Pick out every line holding the string "that" and copy it.

— begin Exercise inputs —

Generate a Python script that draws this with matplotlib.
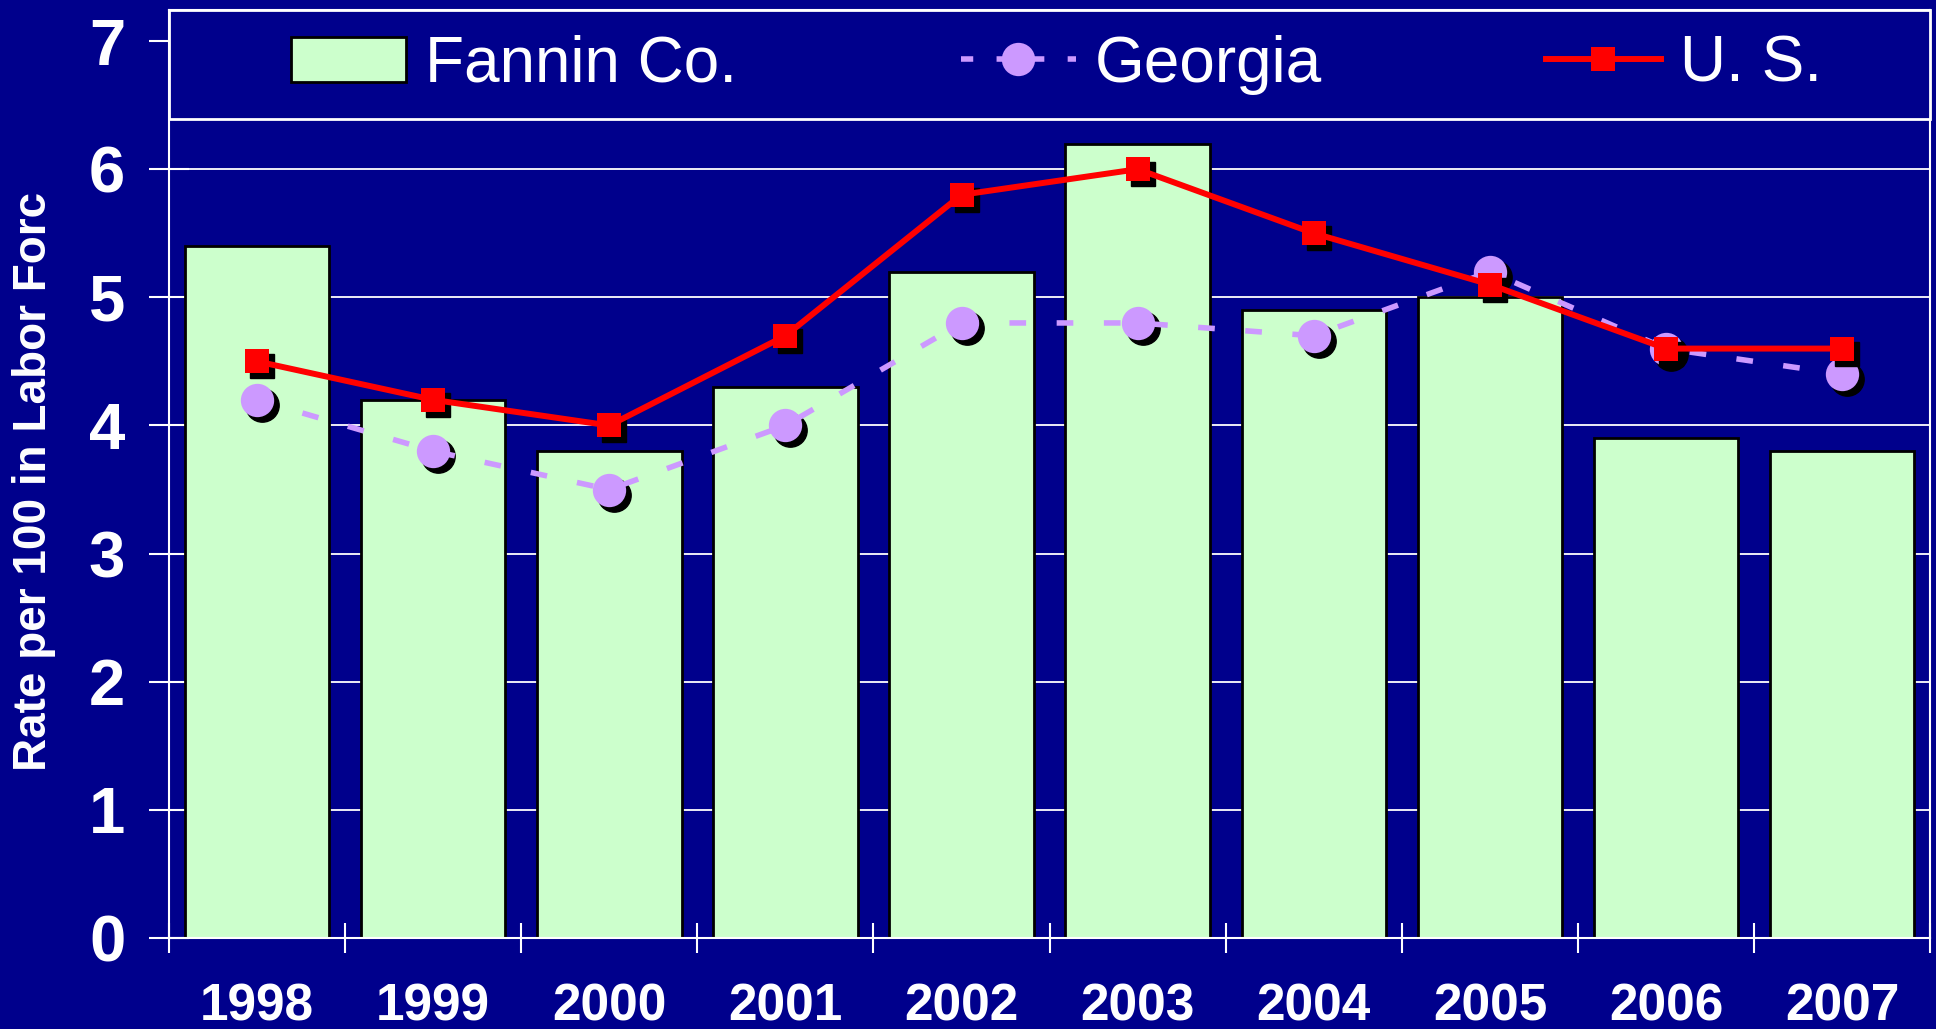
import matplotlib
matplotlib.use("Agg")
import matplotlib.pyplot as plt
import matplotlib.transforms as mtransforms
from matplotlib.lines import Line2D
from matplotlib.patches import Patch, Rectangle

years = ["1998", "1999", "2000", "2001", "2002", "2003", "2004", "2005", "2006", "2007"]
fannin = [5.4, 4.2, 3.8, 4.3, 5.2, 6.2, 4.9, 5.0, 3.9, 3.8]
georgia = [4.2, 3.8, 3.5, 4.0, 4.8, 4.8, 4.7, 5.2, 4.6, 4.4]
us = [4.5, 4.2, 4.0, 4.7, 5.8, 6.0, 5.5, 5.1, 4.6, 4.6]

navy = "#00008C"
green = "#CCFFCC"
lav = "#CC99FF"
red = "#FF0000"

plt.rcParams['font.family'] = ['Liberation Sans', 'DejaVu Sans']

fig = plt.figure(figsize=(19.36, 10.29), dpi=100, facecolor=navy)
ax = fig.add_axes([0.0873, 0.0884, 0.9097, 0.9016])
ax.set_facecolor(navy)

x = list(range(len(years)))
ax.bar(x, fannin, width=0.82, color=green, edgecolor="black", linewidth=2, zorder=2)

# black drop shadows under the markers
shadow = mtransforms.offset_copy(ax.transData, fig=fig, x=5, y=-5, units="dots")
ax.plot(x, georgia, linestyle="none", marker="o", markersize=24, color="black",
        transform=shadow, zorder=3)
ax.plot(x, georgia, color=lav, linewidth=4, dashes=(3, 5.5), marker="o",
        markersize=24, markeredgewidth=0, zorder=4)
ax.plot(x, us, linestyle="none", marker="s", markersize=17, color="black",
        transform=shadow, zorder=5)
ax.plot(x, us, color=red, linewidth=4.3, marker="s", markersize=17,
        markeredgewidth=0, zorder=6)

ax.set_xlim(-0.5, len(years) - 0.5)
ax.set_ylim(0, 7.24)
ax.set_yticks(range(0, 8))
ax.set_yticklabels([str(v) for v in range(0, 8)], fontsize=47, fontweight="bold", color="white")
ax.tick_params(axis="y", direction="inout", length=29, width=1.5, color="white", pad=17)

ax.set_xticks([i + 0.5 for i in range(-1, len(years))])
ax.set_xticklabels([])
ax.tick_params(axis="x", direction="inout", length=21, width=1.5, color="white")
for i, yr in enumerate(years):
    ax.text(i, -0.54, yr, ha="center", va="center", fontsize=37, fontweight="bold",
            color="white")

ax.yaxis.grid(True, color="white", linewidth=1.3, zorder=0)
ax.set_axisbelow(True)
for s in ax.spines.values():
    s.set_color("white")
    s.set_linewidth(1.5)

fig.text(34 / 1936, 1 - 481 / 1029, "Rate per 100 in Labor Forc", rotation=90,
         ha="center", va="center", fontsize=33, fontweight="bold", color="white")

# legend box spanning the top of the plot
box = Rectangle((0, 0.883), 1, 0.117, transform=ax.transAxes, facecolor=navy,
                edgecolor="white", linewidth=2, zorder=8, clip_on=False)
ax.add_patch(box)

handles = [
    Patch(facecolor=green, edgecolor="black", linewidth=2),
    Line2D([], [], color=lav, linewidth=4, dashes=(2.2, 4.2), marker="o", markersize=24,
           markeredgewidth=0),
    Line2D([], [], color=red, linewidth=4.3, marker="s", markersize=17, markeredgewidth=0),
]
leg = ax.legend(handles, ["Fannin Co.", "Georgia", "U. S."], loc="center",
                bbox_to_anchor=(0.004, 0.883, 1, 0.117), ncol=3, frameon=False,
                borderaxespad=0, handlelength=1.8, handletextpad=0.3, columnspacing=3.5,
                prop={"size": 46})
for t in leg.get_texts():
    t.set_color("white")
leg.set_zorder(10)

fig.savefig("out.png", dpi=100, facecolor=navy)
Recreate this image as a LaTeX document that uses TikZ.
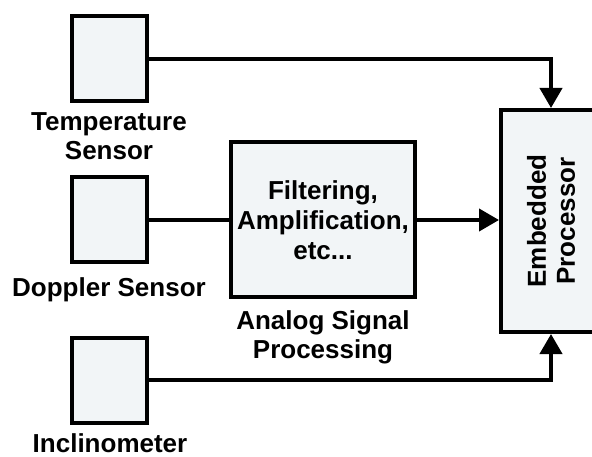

— end Exercise inputs —

• Complete answer:
Generate a Python script that draws this with matplotlib.
Recreate this image as a LaTeX document that uses TikZ.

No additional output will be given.